- Associated Press - Tuesday, May 12, 2015

MADISON, Wis. (AP) - Wisconsin Supreme Court Justice Shirley Abrahamson, in her most detailed and lengthy argument to date, said in a court filing Tuesday that her colleagues on the court have no legal authority to remove her from the leadership post she’s held the past 19 years, and that her re-election win was a “mandate” to keep the title.

Abrahamson, 81, is fighting in federal court over whether a voter-approved constitutional amendment giving justices on the court the power to select who serves as chief justice can be implemented immediately or until her term ends in four years.

The fight over who is chief justice is the latest public skirmish on the ideologically divided court where Abrahamson is in the liberal minority. Justices have clashed on numerous issues in recent years as conservatives grew a four-justice majority and the Republican-controlled Legislature put the amendment before voters that gave justices the power to remove Abrahamson.

Four conservative justices voted last month to replace Abrahamson as chief justice with Justice Patience Roggensack, even as the lawsuit was pending. Abrahamson believes that she remains chief justice despite the vote.

In court filings made Monday and Tuesday, Abrahamson fleshed out her argument that her constitutional rights would be violated if she were demoted to a justice - losing $8,000 in salary - before her current term ends in 2019.

Abrahamson said that it was her understanding, and the understanding of voters, that if re-elected in 2009 she would continue serving uninterrupted as chief justice. She delineated all the duties of the chief justice, along with numerous initiatives she’s spearheaded since 1996.

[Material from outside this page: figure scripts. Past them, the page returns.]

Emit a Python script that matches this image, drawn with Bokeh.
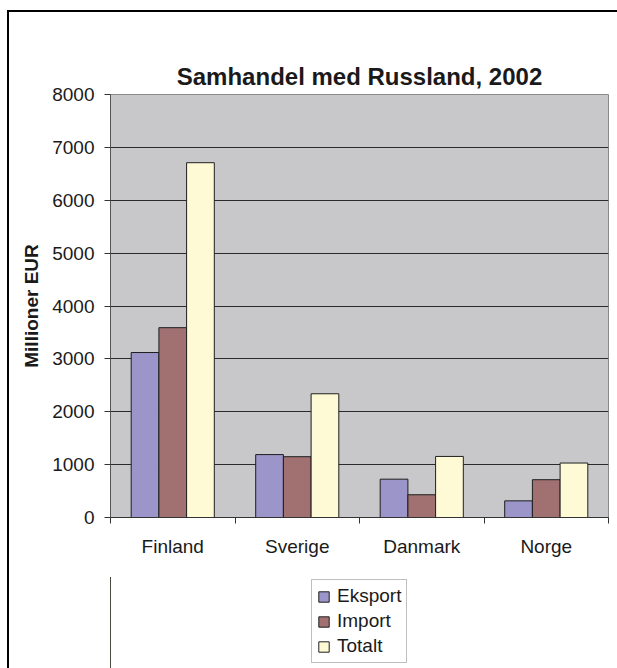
from bokeh.plotting import figure
from bokeh.layouts import column
from bokeh.models import (Range1d, ColumnDataSource, LinearAxis,
                          FixedTicker, Legend, LegendItem, Title)
from bokeh.transform import dodge
from bokeh.embed import file_html
from bokeh.resources import INLINE

categories = ["Finland", "Sverige", "Danmark", "Norge"]
eksport = [3120, 1190, 725, 315]
import_values = [3590, 1150, 430, 715]
totalt = [6710, 2340, 1155, 1030]
y_ticks = [0, 1000, 2000, 3000, 4000, 5000, 6000, 7000, 8000]
series_names = ["Eksport", "Import", "Totalt"]
chart_title = "Samhandel med Russland, 2002"

FONT = "Liberation Sans"
TXT = "#1a1a1a"

n = len(categories)
centers = [i + 0.5 for i in range(n)]
bounds = list(range(n + 1))
src = ColumnDataSource(dict(pos=centers, land=categories, eksport=eksport,
                            importv=import_values, totalt=totalt))

p = figure(x_range=Range1d(0, n), y_range=Range1d(0, 8000),
           frame_width=498, frame_height=423,
           output_backend="svg", toolbar_location=None,
           x_axis_location=None,
           min_border_left=101, min_border_right=9,
           min_border_top=82, min_border_bottom=60)

p.background_fill_color = "#c8c8ca"
p.border_fill_color = "white"
p.outline_line_color = "#8a8a8a"

# empty spacer between the plot area and the title (nearest to the frame)
top_spacer = LinearAxis(ticker=FixedTicker(ticks=[]), major_tick_out=35,
                        major_tick_in=0, minor_tick_out=0, minor_tick_in=0,
                        major_label_standoff=0,
                        axis_line_color=None, major_tick_line_color=None,
                        minor_tick_line_color=None)
p.add_layout(top_spacer, "above")
p.add_layout(Title(text=chart_title, align="center", text_font=FONT,
                   text_font_size="24px", text_font_style="bold",
                   text_color=TXT, standoff=10), "above")

yax = p.yaxis[0]
yax.ticker = FixedTicker(ticks=y_ticks)
yax.axis_label = "Millioner EUR"
yax.axis_label_text_font = FONT
yax.axis_label_text_font_size = "19px"
yax.axis_label_text_font_style = "bold"
yax.axis_label_text_color = TXT
yax.axis_label_standoff = 7
yax.major_label_text_font = FONT
yax.major_label_text_font_size = "19px"
yax.major_label_text_color = TXT
yax.major_label_standoff = 10
yax.major_tick_out = 6
yax.major_tick_in = 0
yax.minor_tick_out = 0
yax.minor_tick_in = 0
yax.axis_line_color = "#555555"
yax.major_tick_line_color = "#333333"

p.xgrid.visible = False
p.ygrid.grid_line_color = "#2a2a2a"
p.ygrid.grid_line_width = 1

x_axis = LinearAxis(ticker=FixedTicker(ticks=centers, minor_ticks=bounds),
                    major_label_overrides={c: name for c, name in zip(centers, categories)},
                    major_tick_out=0, major_tick_in=0,
                    minor_tick_out=6, minor_tick_in=0,
                    axis_line_color="#333333", minor_tick_line_color="#333333",
                    major_label_text_font=FONT,
                    major_label_text_font_size="19px",
                    major_label_text_color=TXT,
                    major_label_standoff=12)
p.add_layout(x_axis, "below")

w = 0.2225
colors = ["#9b95c9", "#a17172", "#fffad6"]
fields = ["eksport", "importv", "totalt"]
offsets = [-w, 0, w]
for f, c, o in zip(fields, colors, offsets):
    p.vbar(x=dodge("pos", o), top=f, width=w, source=src,
           fill_color=c, line_color="#1e1e1e", line_width=1)

# legend strip under the chart (its renderers lie outside its own view)
leg = figure(x_range=Range1d(100, 101), y_range=Range1d(0, 1),
             width=608, height=91, output_backend="svg", toolbar_location=None,
             x_axis_location=None, y_axis_location=None, min_border=0)
leg.outline_line_color = None
leg.background_fill_color = "white"
leg.border_fill_color = "white"
leg.center = []
leg_renderers = []
for f, c, o in zip(fields, colors, offsets):
    r = leg.vbar(x=dodge("pos", o), top=f, width=w, source=src,
                 fill_color=c, line_color="#1e1e1e", line_width=1)
    leg_renderers.append(r)

legend = Legend(items=[LegendItem(label=nm, renderers=[r]) for nm, r in zip(series_names, leg_renderers)],
                location=(201, 5), orientation="vertical",
                label_text_font=FONT, label_text_font_size="19px",
                label_text_color=TXT, label_height=22, label_standoff=7,
                glyph_width=13, glyph_height=13, spacing=3, padding=5, margin=0,
                border_line_color="#808080", border_line_width=1,
                background_fill_color="white", background_fill_alpha=1)
leg.add_layout(legend, "center")

page = column(p, leg, spacing=0)
page.styles = {"border-left": "2px solid black", "border-top": "2px solid black",
               "margin-left": "7px", "margin-top": "10px"}

open("out.html", "w").write(file_html(page, INLINE))
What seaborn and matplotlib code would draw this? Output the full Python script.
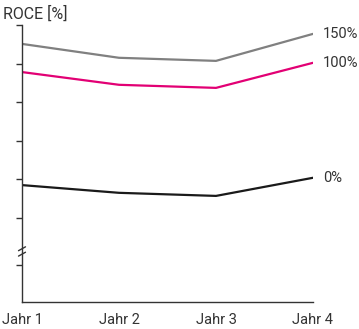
import matplotlib
matplotlib.use("Agg")
import matplotlib.pyplot as plt
import seaborn as sns
import pandas as pd

# Data (arbitrary scaled units)
years = ["Jahr 1", "Jahr 2", "Jahr 3", "Jahr 4"]
series_names = ["150%", "100%", "0%"]
vals_150 = [5.51, 5.15, 5.07, 5.77]
vals_100 = [4.78, 4.45, 4.37, 5.02]
vals_0 = [1.85, 1.65, 1.57, 2.04]
colors = ["#808080", "#E20074", "#1a1a1a"]
y_label = "ROCE [%]"

sns.set_theme(style="white")
plt.rcParams["font.family"] = ["Roboto", "DejaVu Sans"]

rows = []
for name, vals in zip(series_names, [vals_150, vals_100, vals_0]):
    for i, v in enumerate(vals):
        rows.append({"x": i, "Jahr": years[i], "value": v, "series": name})
df = pd.DataFrame(rows)

fig = plt.figure(figsize=(3.59, 3.29), dpi=100)
ax = fig.add_axes([22/359, 1-302/329, (313-22)/359, (302-25)/329])

sns.lineplot(data=df, x="x", y="value", hue="series", palette=colors,
             hue_order=series_names, linewidth=1.6, ax=ax, legend=False)

ax.set_xlim(0, 3)
ax.set_ylim(-1.18, 6.0)
ax.set_xticks(range(len(years)))
ax.set_xticklabels(years, fontsize=10.5, color="#333333")
ax.tick_params(axis="x", length=0, pad=8)
ax.set_yticks([-0.22, 1, 2, 3, 4, 5, 6])
ax.set_yticklabels([])
ax.tick_params(axis="y", length=4, width=1, color="#333333", direction="out", left=True)
ax.set_xlabel("")
ax.set_ylabel("")
for s in ["top", "right"]:
    ax.spines[s].set_visible(False)
for s in ["left", "bottom"]:
    ax.spines[s].set_color("#333333")
    ax.spines[s].set_linewidth(1.0)

# axis break mark
trans = ax.get_yaxis_transform()
for yb in [0.06, 0.2]:
    ax.plot([-0.012, 0.012], [yb - 0.05, yb + 0.05], transform=trans,
            color="#333333", lw=1.0, clip_on=False)

# end labels
for name, vals, c in zip(series_names, [vals_150, vals_100, vals_0], colors):
    ax.annotate(name, xy=(3, vals[-1]), xytext=(7, 0), textcoords="offset points",
                va="center", ha="left", fontsize=10.5, color="#333333",
                annotation_clip=False)

fig.text(3/359, 1-14/329, y_label, fontsize=11.5, color="#333333", va="center", ha="left")

fig.savefig("out.png", dpi=100)
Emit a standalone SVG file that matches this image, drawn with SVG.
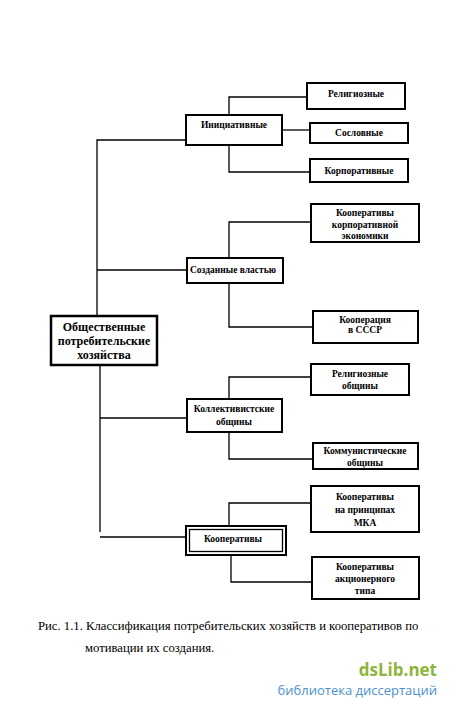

“I am a staunch proponent of a fair, impartial, neutral and non-partisan judiciary to achieve the ideal of justice,” Abrahamson said in the filing. “I chose to run for re-election in 2009 to complete the work I had started as Chief Justice and to carry on my work as Chief Justice on behalf of the people of Wisconsin. … I regarded my re-election with 59.67 percent of the vote as a mandate to continue the work I have devoted myself to for almost 19 years as Chief Justice.”

Abrahamson’s filings come after fellow liberal Justice Ann Walsh Bradley told the judge that the Wisconsin court system is in a “state of upheaval” because of uncertainty over who is chief justice. The chief justice, in addition to presiding over the state Supreme Court, is also the top administrator of the entire state court system.

Justice Patrick Crooks, who along with Bradley and Abrahamson did not vote to make Roggensack chief, sent a letter to the judge on Monday saying the court is in “turmoil.” He called on U.S. District Judge James Peterson to come up with a transitional plan, if Roggensack is to replace Abrahamson, “to address the chaotic situation that exists.”

Peterson has a hearing scheduled for May 15 on Abrahamson’s lawsuit asking the judge to block enforcement or implementation of the constitutional amendment. Five of the six other justices - all except Bradley - are seeking dismissal of the case.

Roggensack has said there is no doubt that she’s chief justice, and she wants to work on building consensus on the fractured court. Roggensack’s attorney had no comment Tuesday.